:: TASK DESCRIPTION ::
Lines containing the word "matplotlib" need to be counted. Please reply with how many there are, and nothing else.

------ SUPPLIED MATERIAL

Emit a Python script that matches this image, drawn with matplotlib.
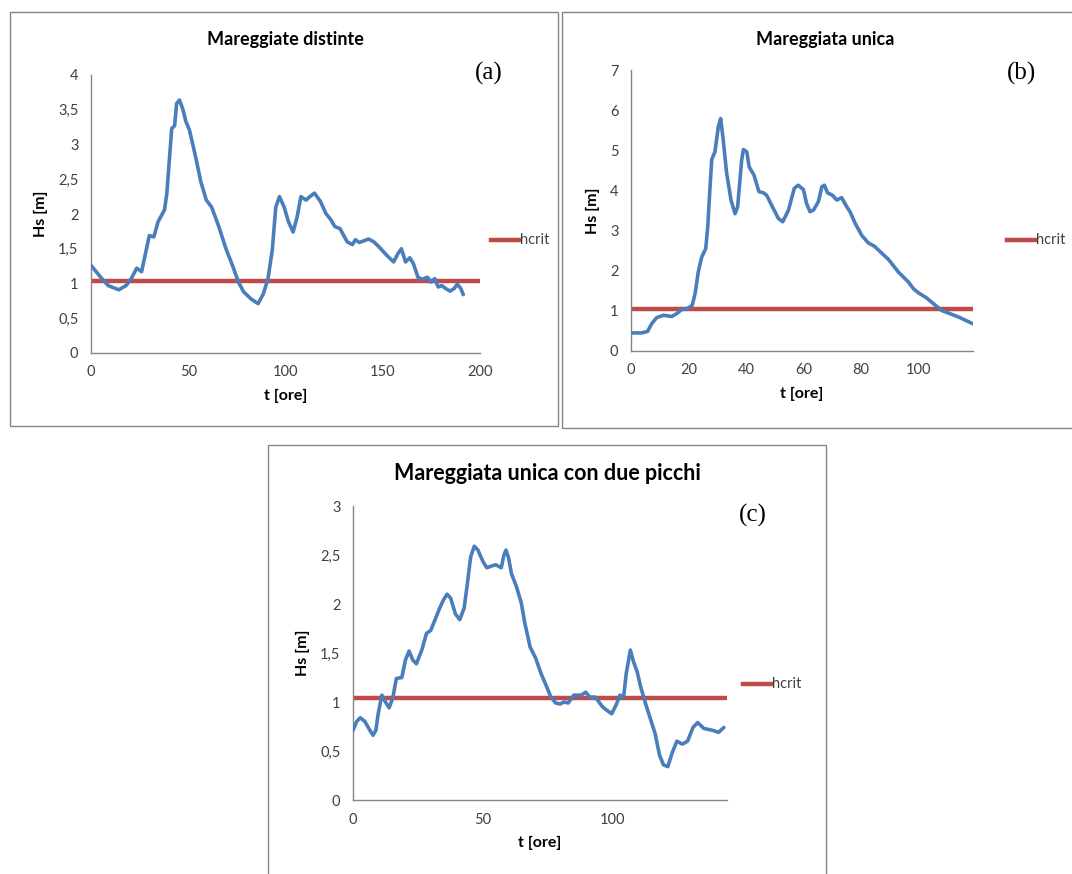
import matplotlib
matplotlib.use('Agg')
import matplotlib.pyplot as plt
from matplotlib.patches import Rectangle
from matplotlib.ticker import FuncFormatter, MultipleLocator

# --- data ---
t_a = [0, 5, 8.8, 14.3, 18, 20.7, 23.5, 26, 28, 30, 32.3, 34.5, 37.8, 39, 41.5, 43, 44,
       45.5, 47.3, 48.8, 50.6, 53.8, 56.5, 59.3, 62, 65.7, 69.4, 73, 75.8, 78.5, 82.2,
       85.9, 88.6, 91, 93.2, 95, 96.9, 99.3, 101.5, 103.9, 106, 107.9, 110.6, 112.5,
       114.9, 118, 120.7, 123.5, 125.3, 128, 131.7, 134.4, 135.9, 138, 142.7, 145.4,
       148, 151.9, 155.6, 157.8, 159.6, 161.7, 163.9, 165.7, 168.1, 170.3, 173, 174.9,
       176.7, 178.5, 180.4, 182.2, 184.6, 186.8, 188.3, 190.1, 191.4]
hs_a = [1.26, 1.09, 0.97, 0.91, 0.97, 1.07, 1.22, 1.17, 1.43, 1.69, 1.67, 1.89, 2.06, 2.30,
        3.23, 3.27, 3.59, 3.64, 3.50, 3.33, 3.21, 2.82, 2.46, 2.20, 2.10, 1.82, 1.50, 1.24,
        1.02, 0.88, 0.78, 0.71, 0.85, 1.07, 1.48, 2.10, 2.25, 2.10, 1.89, 1.74, 1.96, 2.25,
        2.20, 2.25, 2.30, 2.18, 2.01, 1.91, 1.82, 1.79, 1.60, 1.56, 1.63, 1.59, 1.64, 1.60,
        1.53, 1.41, 1.31, 1.43, 1.50, 1.31, 1.37, 1.29, 1.09, 1.06, 1.09, 1.02, 1.07, 0.95,
        0.97, 0.93, 0.89, 0.93, 0.99, 0.93, 0.84]

t_b = [0, 3.7, 5.8, 7.2, 8.9, 11.3, 14.2, 15.9, 17.6, 20, 21.3, 22.3, 23.4, 24.6, 26, 26.7,
       27.5, 28.1, 29.2, 30.4, 31.2, 32.1, 33.3, 34.8, 36.2, 37.1, 38.5, 39.1, 40.3, 41.1,
       42.8, 44.5, 46.1, 47.2, 49.5, 51.3, 52.8, 54.8, 56.8, 58.2, 60, 61.1, 62.3, 63.5,
       65.2, 66.4, 67.3, 68.4, 70.1, 71.6, 73.3, 75.1, 76.2, 78, 80.3, 82.6, 84.7, 87.2,
       89.6, 93, 96.5, 98.3, 100, 102.9, 105.2, 108.1, 111, 114.5, 118.9]
hs_b = [0.45, 0.45, 0.49, 0.68, 0.83, 0.89, 0.86, 0.93, 1.03, 1.07, 1.14, 1.43, 1.97, 2.34,
        2.55, 3.09, 4.09, 4.77, 4.96, 5.59, 5.79, 5.25, 4.42, 3.76, 3.42, 3.59, 4.75, 5.02,
        4.96, 4.59, 4.38, 3.97, 3.94, 3.88, 3.55, 3.30, 3.22, 3.51, 4.05, 4.13, 4.02, 3.67,
        3.47, 3.51, 3.72, 4.09, 4.13, 3.94, 3.88, 3.76, 3.82, 3.59, 3.47, 3.18, 2.88, 2.69,
        2.61, 2.44, 2.28, 1.97, 1.72, 1.55, 1.45, 1.32, 1.18, 1.01, 0.93, 0.83, 0.68]

t_c = [0, 1.4, 2.8, 4.6, 6.3, 7.7, 8.8, 9.7, 11.1, 12.5, 13.9, 15.3, 16.7, 18.8, 20.2, 21.6,
       23, 24.4, 26.5, 28.3, 29.9, 31.3, 33.4, 34.8, 36.2, 37.6, 39.4, 41.1, 42.8, 43.9,
       45.3, 46.7, 48.1, 50.1, 51.5, 53.6, 55, 57.1, 58.1, 58.9, 59.9, 61, 62.9, 64.8,
       66.2, 68.2, 70.3, 72.4, 74.5, 76.2, 78, 79.8, 81.2, 82.9, 85, 87.8, 89.6, 91.2,
       93.3, 96.1, 97.5, 99.6, 101.3, 102.8, 104.2, 105.2, 106.8, 108, 109.4, 110.7,
       112.8, 114.6, 116.3, 118, 119.5, 121.2, 123, 124.7, 126.8, 128.8, 130.9, 132.7,
       135.1, 138.6, 140.7, 142.8]
hs_c = [0.71, 0.80, 0.84, 0.80, 0.72, 0.66, 0.71, 0.88, 1.07, 1.00, 0.94, 1.04, 1.24, 1.25,
        1.43, 1.52, 1.43, 1.39, 1.53, 1.70, 1.73, 1.82, 1.96, 2.04, 2.10, 2.06, 1.90, 1.84,
        1.96, 2.18, 2.48, 2.59, 2.55, 2.43, 2.37, 2.39, 2.40, 2.37, 2.50, 2.55, 2.47, 2.31,
        2.18, 2.01, 1.80, 1.56, 1.45, 1.29, 1.16, 1.05, 0.99, 0.98, 1.00, 0.99, 1.07, 1.07,
        1.10, 1.05, 1.05, 0.95, 0.92, 0.88, 0.97, 1.07, 1.05, 1.29, 1.53, 1.41, 1.31, 1.16,
        0.97, 0.82, 0.68, 0.46, 0.36, 0.34, 0.49, 0.60, 0.57, 0.60, 0.74, 0.79, 0.73, 0.71,
        0.69, 0.74]

hcrit_a = 1.04
hcrit_b = 1.04
hcrit_c = 1.045
titles = ['Mareggiate distinte', 'Mareggiata unica', 'Mareggiata unica con due picchi']
tags = ['(a)', '(b)', '(c)']

BLUE = '#4a7ebb'
RED = '#be4b48'
GREY = '#868686'
W, H = 1072, 874

plt.rcParams['font.family'] = ['Lato', 'DejaVu Sans']

fig = plt.figure(figsize=(W / 100, H / 100), dpi=100)


def px_box(x0, y0, x1, y1):
    # pixel box (top-left origin) -> figure fraction rect
    return [x0 / W, 1 - y1 / H, (x1 - x0) / W, (y1 - y0) / H]


# outer chart frames
for x0, y0, x1, y1 in [(10, 12, 558, 426), (562, 12, 1080, 428), (268, 445, 826, 880)]:
    fig.patches.append(Rectangle((x0 / W, 1 - y1 / H), (x1 - x0) / W, (y1 - y0) / H,
                                 transform=fig.transFigure, fill=False,
                                 edgecolor=GREY, lw=1.0))

comma = FuncFormatter(lambda v, p: ('%g' % v).replace('.', ','))


def draw(rect, t, hs, hcrit, xmax, ymax, ystep, xstep, title, tag,
         title_xy, title_fs, tag_xy, leg_xy):
    ax = fig.add_axes(px_box(*rect))
    ax.plot(t, hs, color=BLUE, lw=2.6, solid_joinstyle='round',
            solid_capstyle='round', zorder=3)
    ax.plot([0, xmax], [hcrit, hcrit], color=RED, lw=3.2, zorder=2)
    ax.set_xlim(0, xmax)
    ax.set_ylim(0, ymax)
    ax.yaxis.set_major_locator(MultipleLocator(ystep))
    ax.xaxis.set_major_locator(MultipleLocator(xstep))
    ax.yaxis.set_major_formatter(comma)
    for s in ['top', 'right']:
        ax.spines[s].set_visible(False)
    for s in ['left', 'bottom']:
        ax.spines[s].set_color(GREY)
        ax.spines[s].set_linewidth(1.0)
    ax.tick_params(length=0, labelsize=10.5, labelcolor='#404040', pad=9)
    ax.set_xlabel('t [ore]', fontsize=11.5, fontweight='bold', labelpad=7)
    ax.set_ylabel('Hs [m]', fontsize=11.5, fontweight='bold', labelpad=7)
    fig.text(title_xy[0] / W, 1 - title_xy[1] / H, title, fontsize=title_fs,
             fontweight='bold', ha='center', va='center')
    fig.text(tag_xy[0] / W, 1 - tag_xy[1] / H, tag, fontsize=18,
             family='Liberation Serif', ha='center', va='center')
    lx, ly = leg_xy
    fig.lines.append(plt.Line2D([lx / W, (lx + 28) / W], [1 - ly / H, 1 - ly / H],
                                transform=fig.transFigure, color=RED, lw=3.2))
    fig.text((lx + 29) / W, 1 - ly / H, 'hcrit', fontsize=10.5, color='#404040',
             ha='left', va='center')
    return ax


draw((91, 75, 480, 353), t_a, hs_a, hcrit_a, 200, 4, 0.5, 50, titles[0], tags[0],
     (285, 39), 13, (489, 73), (491, 240))
draw((631, 70, 973, 351), t_b, hs_b, hcrit_b, 119, 7, 1, 20, titles[1], tags[1],
     (825, 39), 13, (1022, 73), (1007, 240))
draw((353, 506, 727, 800), t_c, hs_c, hcrit_c, 144, 3, 0.5, 50, titles[2], tags[2],
     (547, 474), 15.5, (753, 515), (743, 684))

fig.savefig('out.png', dpi=100)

------------

:: SOLVED PROBLEM ::
6